-- DATA LISTING start --
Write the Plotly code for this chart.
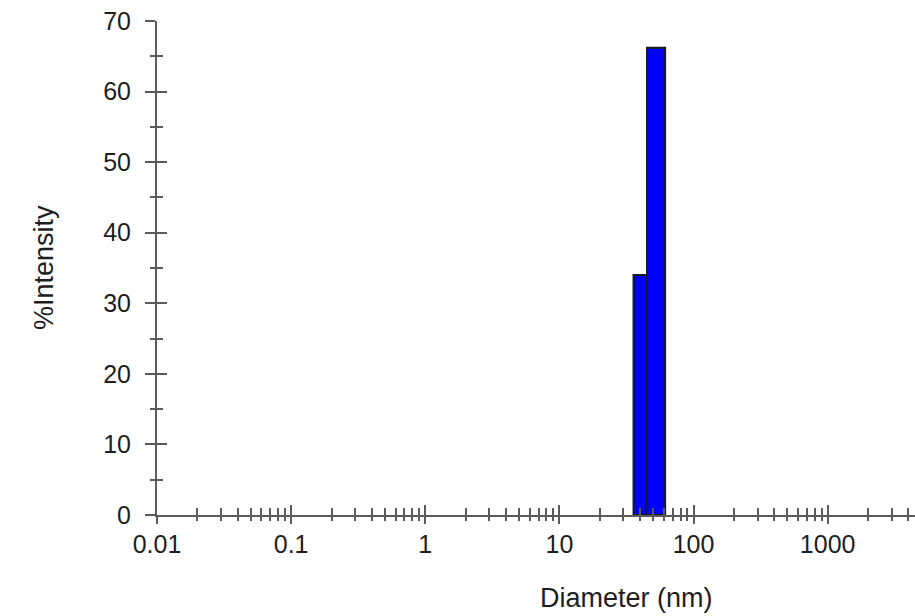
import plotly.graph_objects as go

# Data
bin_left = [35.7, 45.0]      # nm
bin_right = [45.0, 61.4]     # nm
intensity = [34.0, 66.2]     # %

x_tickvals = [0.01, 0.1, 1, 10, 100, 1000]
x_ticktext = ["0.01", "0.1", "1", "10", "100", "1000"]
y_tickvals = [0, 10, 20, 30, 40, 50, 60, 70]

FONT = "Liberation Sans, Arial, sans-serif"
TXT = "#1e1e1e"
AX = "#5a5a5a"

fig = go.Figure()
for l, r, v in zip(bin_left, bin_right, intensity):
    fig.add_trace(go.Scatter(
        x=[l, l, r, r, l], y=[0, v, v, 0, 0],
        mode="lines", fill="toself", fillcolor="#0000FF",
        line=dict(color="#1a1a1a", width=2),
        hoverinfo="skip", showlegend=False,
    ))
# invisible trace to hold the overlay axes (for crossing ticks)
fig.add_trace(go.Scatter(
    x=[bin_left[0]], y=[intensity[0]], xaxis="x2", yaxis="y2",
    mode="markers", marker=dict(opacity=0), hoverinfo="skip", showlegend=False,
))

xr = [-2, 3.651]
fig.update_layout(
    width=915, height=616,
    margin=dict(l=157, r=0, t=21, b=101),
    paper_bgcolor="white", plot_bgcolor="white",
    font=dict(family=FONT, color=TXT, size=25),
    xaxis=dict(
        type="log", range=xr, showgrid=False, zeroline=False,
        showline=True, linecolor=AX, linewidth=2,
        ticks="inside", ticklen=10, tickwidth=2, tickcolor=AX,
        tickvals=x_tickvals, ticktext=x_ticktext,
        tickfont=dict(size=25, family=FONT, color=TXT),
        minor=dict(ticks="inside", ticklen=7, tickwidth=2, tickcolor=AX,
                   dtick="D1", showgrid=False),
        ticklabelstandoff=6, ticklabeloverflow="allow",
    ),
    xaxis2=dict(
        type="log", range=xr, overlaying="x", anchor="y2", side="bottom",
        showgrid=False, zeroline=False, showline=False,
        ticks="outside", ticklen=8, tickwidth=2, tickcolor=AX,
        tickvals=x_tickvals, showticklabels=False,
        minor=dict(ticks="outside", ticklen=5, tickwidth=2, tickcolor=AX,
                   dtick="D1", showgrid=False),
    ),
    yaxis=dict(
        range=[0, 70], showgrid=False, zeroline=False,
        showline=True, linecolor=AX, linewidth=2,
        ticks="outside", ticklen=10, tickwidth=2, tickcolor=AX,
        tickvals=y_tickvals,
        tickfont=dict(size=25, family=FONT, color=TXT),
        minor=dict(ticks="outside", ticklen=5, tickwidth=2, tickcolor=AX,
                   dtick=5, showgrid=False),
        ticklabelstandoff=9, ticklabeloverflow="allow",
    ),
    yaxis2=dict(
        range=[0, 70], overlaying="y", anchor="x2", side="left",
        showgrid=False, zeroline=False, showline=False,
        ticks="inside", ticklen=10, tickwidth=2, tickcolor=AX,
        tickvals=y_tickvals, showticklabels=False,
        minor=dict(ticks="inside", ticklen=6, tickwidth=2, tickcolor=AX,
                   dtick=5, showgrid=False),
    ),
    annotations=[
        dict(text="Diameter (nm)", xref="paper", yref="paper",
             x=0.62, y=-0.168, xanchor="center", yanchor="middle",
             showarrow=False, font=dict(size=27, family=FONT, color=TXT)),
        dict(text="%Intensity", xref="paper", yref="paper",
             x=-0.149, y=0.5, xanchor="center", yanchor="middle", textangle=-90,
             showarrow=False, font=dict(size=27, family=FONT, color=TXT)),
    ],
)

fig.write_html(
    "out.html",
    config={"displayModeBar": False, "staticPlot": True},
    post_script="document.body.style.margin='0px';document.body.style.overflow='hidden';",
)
-- DATA LISTING end --
-- DATA LISTING start --
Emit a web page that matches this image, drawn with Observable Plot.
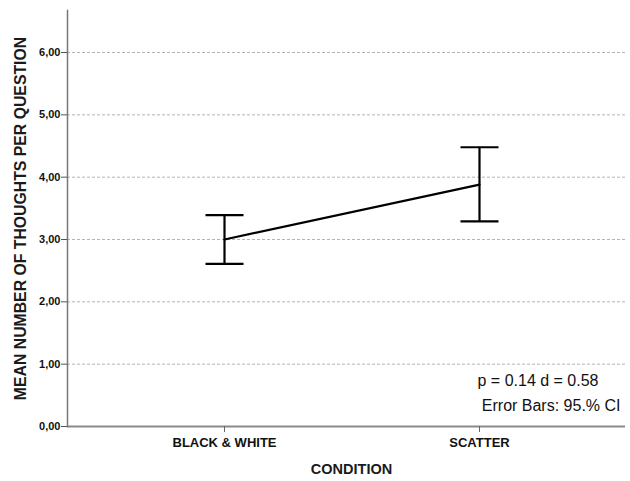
-- DATA LISTING end --
AIM: Please quote only the span of lines whose first line contains "Write the Plotly code for this chart." and whose last line contains "y_tickvals = [0, 10, 20, 30, 40, 50, 60, 70]", leaving every picture out.

EXPECTED ANSWER:
Write the Plotly code for this chart.
import plotly.graph_objects as go

# Data
bin_left = [35.7, 45.0]      # nm
bin_right = [45.0, 61.4]     # nm
intensity = [34.0, 66.2]     # %

x_tickvals = [0.01, 0.1, 1, 10, 100, 1000]
x_ticktext = ["0.01", "0.1", "1", "10", "100", "1000"]
y_tickvals = [0, 10, 20, 30, 40, 50, 60, 70]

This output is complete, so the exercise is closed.